The scholarships will be offered in various subjects including energy transition, climate change plus health and life sciences, read a press release.
Women are encouraged to apply by 31 March, 2021.
The scholarship programme is part of a global partnership with 19 United Kingdom (UK) universities to benefit women from countries in the Americas, South Asia and Southeast Asia.
The scholarships can be received from the following universities: Teesside University, City, University of London, University of Strathclyde, Newcastle University, Edinburgh Napier University, The University of Warwick, The University of Edinburgh, and Brunel University London.
Additional eligibility criteria includes: an undergraduate degree, English language proficiency, a passion for studying, employment, Bangladeshi citizenship or residency, and the willingness to complete the entire academic period from September/October 2021-2022.
Candidates will receive numerous benefits such as economic support – including tuition fees, stipend, travel costs, visa, health coverage fees – exceptional care for mothers and help with the English language.
Moreover, the candidates will get the opportunity to attend prestigious universities in the UK. Applications can be filled directly with the participating universities. For further information on application processes and instructions from universities, please visit https://bdbritish.org/womeninstem.

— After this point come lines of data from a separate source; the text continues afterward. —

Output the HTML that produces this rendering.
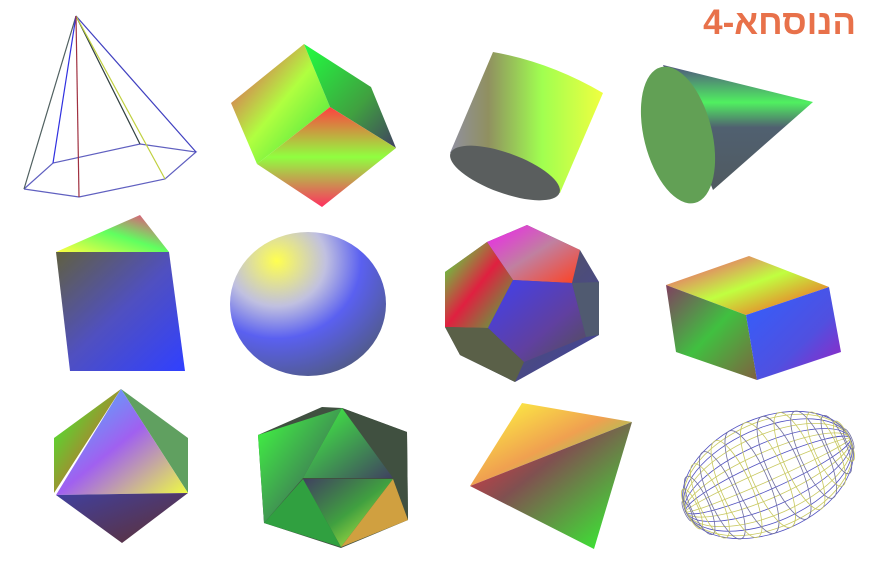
<!DOCTYPE html>
<html><head><meta charset="utf-8">
<style>
html,body{margin:0;padding:0;background:#fff;}
#wrap{position:relative;width:875px;height:570px;overflow:hidden;}
#title{position:absolute;left:680px;top:3px;width:176px;text-align:right;direction:rtl;font-family:"Liberation Sans","DejaVu Sans",sans-serif;font-weight:bold;font-size:35px;color:#e8714a;}
</style></head>
<body>
<div id="wrap">
<div id="title">הנוסחא-4</div>
<svg width="875" height="570" viewBox="0 0 875 570">
<defs>
<linearGradient id="g1" x1="0" y1="0" x2="1" y2="1"><stop offset="0" stop-color="#f03060"/><stop offset="0.5" stop-color="#b0ff40"/><stop offset="1" stop-color="#30e040"/></linearGradient>
<linearGradient id="g2" x1="0" y1="0" x2="1" y2="1"><stop offset="0" stop-color="#20ff40"/><stop offset="0.6" stop-color="#40a040"/><stop offset="1" stop-color="#404060"/></linearGradient>
<linearGradient id="g3" x1="0" y1="0" x2="0" y2="1"><stop offset="0" stop-color="#ff4040"/><stop offset="0.5" stop-color="#90ff40"/><stop offset="1" stop-color="#ff3060"/></linearGradient>
<linearGradient id="cyl" x1="0" y1="0" x2="1" y2="0"><stop offset="0" stop-color="#9090a0"/><stop offset="0.25" stop-color="#909060"/><stop offset="0.6" stop-color="#a0ff50"/><stop offset="1" stop-color="#f0ff40"/></linearGradient>
<linearGradient id="cone" x1="0" y1="0" x2="0" y2="1"><stop offset="0" stop-color="#505080"/><stop offset="0.3" stop-color="#50f060"/><stop offset="0.5" stop-color="#506070"/><stop offset="1" stop-color="#505a60"/></linearGradient>
<linearGradient id="pr1" x1="0" y1="0" x2="1" y2="1"><stop offset="0" stop-color="#606040"/><stop offset="0.5" stop-color="#5050c0"/><stop offset="1" stop-color="#3040ff"/></linearGradient>
<linearGradient id="pr2" x1="0" y1="1" x2="1" y2="0"><stop offset="0" stop-color="#ffff40"/><stop offset="0.5" stop-color="#60ff60"/><stop offset="1" stop-color="#ff3080"/></linearGradient>
<radialGradient id="sph" cx="0.3" cy="0.2" r="0.9"><stop offset="0" stop-color="#ffff50"/><stop offset="0.35" stop-color="#c0c0e0"/><stop offset="0.6" stop-color="#5a60f0"/><stop offset="1" stop-color="#505a80"/></radialGradient>
<linearGradient id="d1" x1="0" y1="0" x2="1" y2="1"><stop offset="0" stop-color="#f020f0"/><stop offset="0.5" stop-color="#c080a0"/><stop offset="1" stop-color="#ff4020"/></linearGradient>
<linearGradient id="d2" x1="0" y1="0" x2="1" y2="1"><stop offset="0" stop-color="#4040f0"/><stop offset="0.6" stop-color="#6040a0"/><stop offset="1" stop-color="#505050"/></linearGradient>
<linearGradient id="d3" x1="0" y1="0" x2="1" y2="1"><stop offset="0" stop-color="#40ff40"/><stop offset="0.5" stop-color="#e02040"/><stop offset="1" stop-color="#40c040"/></linearGradient>
<linearGradient id="d4" x1="0" y1="0" x2="1" y2="1"><stop offset="0" stop-color="#606040"/><stop offset="1" stop-color="#4040a0"/></linearGradient>
<linearGradient id="b1" x1="0" y1="0" x2="1" y2="1"><stop offset="0" stop-color="#ff3080"/><stop offset="0.5" stop-color="#c0ff40"/><stop offset="1" stop-color="#ff4020"/></linearGradient>
<linearGradient id="b2" x1="0" y1="0" x2="1" y2="1"><stop offset="0" stop-color="#804060"/><stop offset="0.5" stop-color="#40c040"/><stop offset="1" stop-color="#806040"/></linearGradient>
<linearGradient id="b3" x1="0" y1="0" x2="1" y2="1"><stop offset="0" stop-color="#3060ff"/><stop offset="0.6" stop-color="#5050e0"/><stop offset="1" stop-color="#a020c0"/></linearGradient>
<linearGradient id="o1" x1="0" y1="0" x2="1" y2="1"><stop offset="0" stop-color="#40c0ff"/><stop offset="0.5" stop-color="#a060f0"/><stop offset="1" stop-color="#f0ff40"/></linearGradient>
<linearGradient id="o2" x1="0" y1="0" x2="1" y2="1"><stop offset="0" stop-color="#4040a0"/><stop offset="1" stop-color="#603030"/></linearGradient>
<linearGradient id="o3" x1="0" y1="0" x2="1" y2="1"><stop offset="0" stop-color="#30ff30"/><stop offset="1" stop-color="#ff3030"/></linearGradient>
<linearGradient id="i1" x1="0" y1="0" x2="1" y2="1"><stop offset="0" stop-color="#40ff40"/><stop offset="1" stop-color="#404060"/></linearGradient>
<linearGradient id="i2" x1="0" y1="0" x2="1" y2="1"><stop offset="0" stop-color="#404060"/><stop offset="0.5" stop-color="#40a040"/><stop offset="1" stop-color="#e0ff40"/></linearGradient>
<linearGradient id="t1" x1="0" y1="0" x2="1" y2="1"><stop offset="0" stop-color="#ffff40"/><stop offset="0.5" stop-color="#f0a050"/><stop offset="1" stop-color="#30ff60"/></linearGradient>
<linearGradient id="t2" x1="0" y1="0" x2="1" y2="1"><stop offset="0" stop-color="#ff3040"/><stop offset="0.4" stop-color="#805050"/><stop offset="1" stop-color="#30ff30"/></linearGradient>
</defs>

<g fill="none" stroke-width="1.2">
<polyline points="24,189 53,163 140,144 196,152 165,179 79,197 24,189" stroke="#6060c0"/>
<line x1="76" y1="16" x2="24" y2="189" stroke="#506060"/>
<line x1="76" y1="16" x2="53" y2="163" stroke="#3030e0"/>
<line x1="76" y1="16" x2="140" y2="144" stroke="#304040"/>
<line x1="76" y1="16" x2="196" y2="152" stroke="#4040c0"/>
<line x1="76" y1="16" x2="165" y2="179" stroke="#c0d040"/>
<line x1="76" y1="16" x2="79" y2="197" stroke="#a03040"/>
</g>

<g>
<polygon points="304,44 330,107 257,164 231,103" fill="url(#g1)"/>
<polygon points="304,44 371,87 396,148 330,107" fill="url(#g2)"/>
<polygon points="330,107 396,148 322,207 257,164" fill="url(#g3)"/>
</g>

<g>
<path d="M493,52 Q550,62 603,93 L560,193 L450,153 Z" fill="url(#cyl)"/>
<ellipse cx="505" cy="173" rx="58" ry="20" transform="rotate(20 505 173)" fill="#5a5e5e"/>
</g>

<g>
<polygon points="663,65 813,102 713,190" fill="url(#cone)"/>
<ellipse cx="678" cy="135" rx="34" ry="70" transform="rotate(-14 678 135)" fill="#62a055"/>
</g>

<g>
<polygon points="56,252 169,252 185,371 70,371" fill="url(#pr1)"/>
<polygon points="140,215 56,252 169,252" fill="url(#pr2)"/>
</g>

<ellipse cx="308" cy="304" rx="78" ry="72" fill="url(#sph)"/>

<g>
<polygon points="527,225 580,250 599,282 599,335 524,377 515,382 460,355 445,327 445,272 487,242" fill="url(#d4)"/>
<polygon points="487,242 527,225 580,250 572,283 513,280" fill="url(#d1)"/>
<polygon points="445,272 487,242 513,280 488,328 445,327" fill="url(#d3)"/>
<polygon points="513,280 572,283 586,337 524,362 488,328" fill="url(#d2)"/>
<polygon points="572,283 599,282 599,335 586,337" fill="#505a70"/>
<polygon points="488,328 524,362 515,382 460,355 445,327" fill="#5a6048"/>
</g>

<g>
<polygon points="749,256 829,287 746,315 666,285" fill="url(#b1)"/>
<polygon points="666,285 746,315 757,380 676,352" fill="url(#b2)"/>
<polygon points="746,315 829,287 841,352 757,380" fill="url(#b3)"/>
</g>

<g>
<polygon points="121,389 54,438 54,493" fill="url(#o3)"/>
<polygon points="121,389 188,438 188,493" fill="#60a060"/>
<polygon points="121,389 56,495 188,493" fill="url(#o1)"/>
<polygon points="56,495 188,493 122,543" fill="url(#o2)"/>
</g>

<g>
<polygon points="322,407 342,408 407,432 408,520 341,548 264,523 258,435" fill="#405040"/>
<polygon points="258,435 342,408 303,478 264,523" fill="url(#i1)"/>
<polygon points="342,408 407,432 408,520 393,478" fill="#405040"/>
<polygon points="342,408 303,478 393,478" fill="url(#i1)"/>
<polygon points="303,479 393,479 341,547" fill="url(#i2)"/>
<polygon points="264,523 303,479 341,547" fill="#30a040"/>
<polygon points="393,479 408,520 341,547" fill="#d0a040"/>
</g>

<g>
<polygon points="522,403 632,422 470,486" fill="url(#t1)"/>
<polygon points="470,486 632,422 594,549" fill="url(#t2)"/>
</g>

<g id="ellip" transform="translate(768 475) rotate(-24)" fill="none" stroke-width="0.8"></g>
</svg>
</div>
<script>
var g=document.getElementById('ellip');
var NS='http://www.w3.org/2000/svg';
var RX=90, RY=57;
[0.1,0.25,0.4,0.55,0.7,0.82,0.93,1].forEach(function(k,i){
  var e=document.createElementNS(NS,'ellipse');
  
  
  e.setAttribute('cx',0);e.setAttribute('cy',0);
  e.setAttribute('rx',RX);e.setAttribute('ry',RY*k);
  e.setAttribute('stroke',i%2?'#5050c0':'#c8c860');
  g.appendChild(e);
});
for(var j=1;j<16;j++){
  var phi=Math.PI*j/16;
  var e=document.createElementNS(NS,'ellipse');
  
  
  e.setAttribute('cx',-RX*Math.cos(phi));e.setAttribute('cy',0);
  e.setAttribute('rx',RX*0.18*Math.sin(phi));e.setAttribute('ry',RY*Math.sin(phi));
  e.setAttribute('stroke',j%2?'#7070a0':'#c8c860');
  g.appendChild(e);
}
</script>
</body></html>
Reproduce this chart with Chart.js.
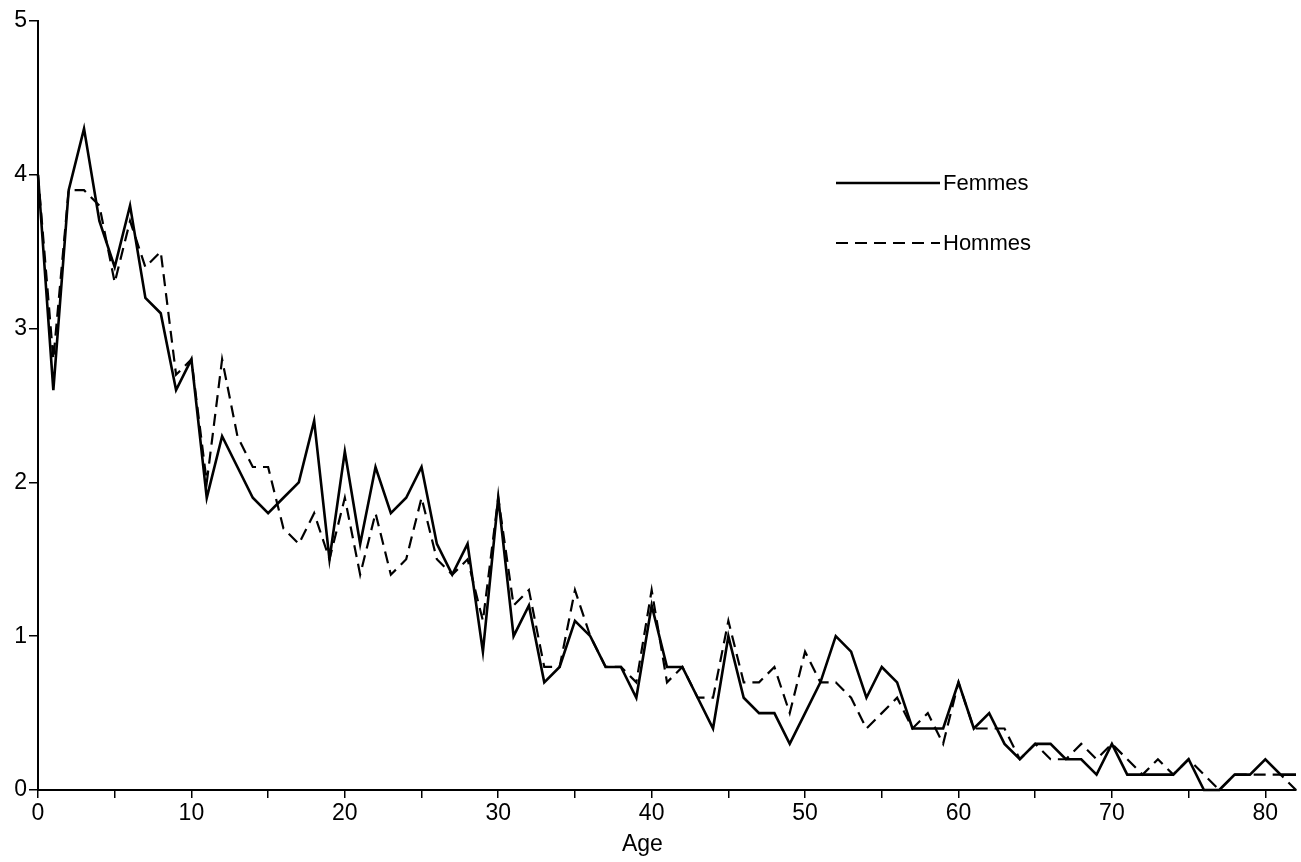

The scholarship programmes also aim to increase the opportunities in STEM for women and girls. According to the United Nations Educational, Scientific and Cultural Organization data, fewer than 30% of researchers are women globally.
Only 30% of female students select STEM-related fields for higher education. Globally, female students' enrollment is particularly low in information and communications technology (3%), natural science, mathematics and statistics (5%), and engineering, manufacturing and construction (8%).